Making its Australian debut in January, a US furniture chain, expects to gain some traction between the April school holidays and July. The Ashley Furniture store in Gepps Cross, Adelaide is being trialled in Australia by Fantastic Holdings, which also owns Fantastic Furniture, Plush, Original Mattress Factory, and Le Cornu, and spans has 1800sqm. Targeted at the middle market, there are more than 450 Home Store locations in North America and retail partners in 123 countries. The chain has both
both corporate and independently owned and operated furniture stores.
“The middle of January was probably the worst time to open because the sale period had pretty much finished and customers were getting ready for back to school, and back to work – those sort of things,” Fantastic CEO, Stephen Heath told Inside Retail PREMIUM.
“It provided us with a good opportunity to get the store open, get the staff trained, get them used to the system, so it was good time to open from that respect – it wasn’t flat out.
“The first week ironically was probably our busiest week on the back of January sales, so we caught the major part of that traffic, and between now and then, it’s been pretty consistent and meeting our expectation, given that we haven’t really done a lot of promotion of the brand,” Heath said.
“It’s a trial – I’ll know more in six months.”
Ashley Furniture’s first taste of Australia was a store in store concept in the Le Cornu store, also in Adelaide.

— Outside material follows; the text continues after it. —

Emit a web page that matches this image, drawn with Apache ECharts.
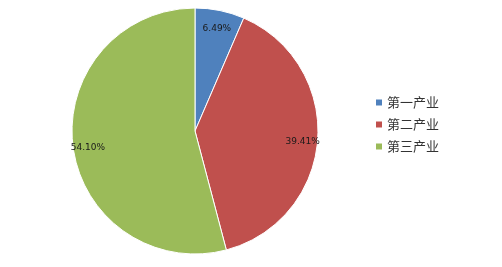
<!DOCTYPE html>
<html><head><meta charset="utf-8">
<script src="https://cdn.jsdelivr.net/npm/echarts@6/dist/echarts.min.js"></script>
<style>html,body{margin:0;padding:0;background:#fff}#c{width:502px;height:267px}</style>
</head><body><div id="c"></div>
<script>
const categories = ['第一产业', '第二产业', '第三产业'];
const values = [6.49, 39.41, 54.10];
const colors = ['#4F81BD', '#C0504D', '#9BBB59'];

const data = categories.map((n, i) => ({ name: n, value: values[i], itemStyle: { color: colors[i] } }));
const chart = echarts.init(document.getElementById('c'));
chart.setOption({
  animation: false,
  legend: {
    orient: 'vertical', left: 369, top: 91, itemWidth: 8, itemHeight: 8, itemGap: 9,
    icon: 'rect',
    textStyle: { fontSize: 13, color: '#333', fontFamily: 'Noto Sans CJK SC', padding: [0, 0, 0, -1] },
    data: categories
  },
  series: [
    {
      type: 'pie', center: [195, 131], radius: [0, 123], startAngle: 90, clockwise: true,
      label: { show: false }, labelLine: { show: false },
      itemStyle: { borderColor: '#fff', borderWidth: 1 },
      emphasis: { disabled: true },
      data: data
    },
    {
      type: 'pie', center: [195, 134], radius: [87, 123], startAngle: 90, clockwise: true,
      silent: true, legendHoverLink: false,
      itemStyle: { color: 'rgba(0,0,0,0)' },
      label: { show: true, position: 'inside', formatter: p => p.value.toFixed(2) + '%', fontSize: 9, color: '#1a1a1a', fontFamily: 'DejaVu Sans' },
      labelLine: { show: false },
      emphasis: { disabled: true },
      data: categories.map((n, i) => ({ name: n + ' ', value: values[i] }))
    }
  ]
});
</script></body></html>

“We are trialling this one in Adelaide first and we’ll see how that goes. Before this one we had a store in store concept in Le Cornu. That was about 1300sqm and that has gone very well and continues to do well, so we extended that trial into a full store.
The Australian products have some crossover with the American range. “There are some pieces that are coming out of the US range, but at the same time there is a lot of product that is made for the Asian and Mediterranean markets.
“Everything we have in our shop is targeted at families or singles in apartments. There are all styles, looks and feels – we’re just appealing to different tastes.”
One of the reasons for bringing Ashley Furniture here is because the company has a similar structure to Fantastic.
“They are an integrated business as is Fantastic Furniture where they have manufacturing, look after their own logistics and have their own retail stores. We’ve had a relationship with them for a while and we’ve been sharing ideas on vertical integration,” says Heath.
“Their business model is similar to ours and it was an opportunity for us to look at a business that we could expand into the middle market because the brands we have at the moment don’t effectively target that part of the market… it’s one supplier, one retail brand, so it is a very simple business model.”
IbisWorld predicts modest growth in the home furniture market in the next five years.
“As the population grows, the furniture market grows,” Heath said. “Furniture is a big part of every household so it makes sense that the furniture industry will grow as the population continues to grow, and anything midmarket is where the growth will come from.”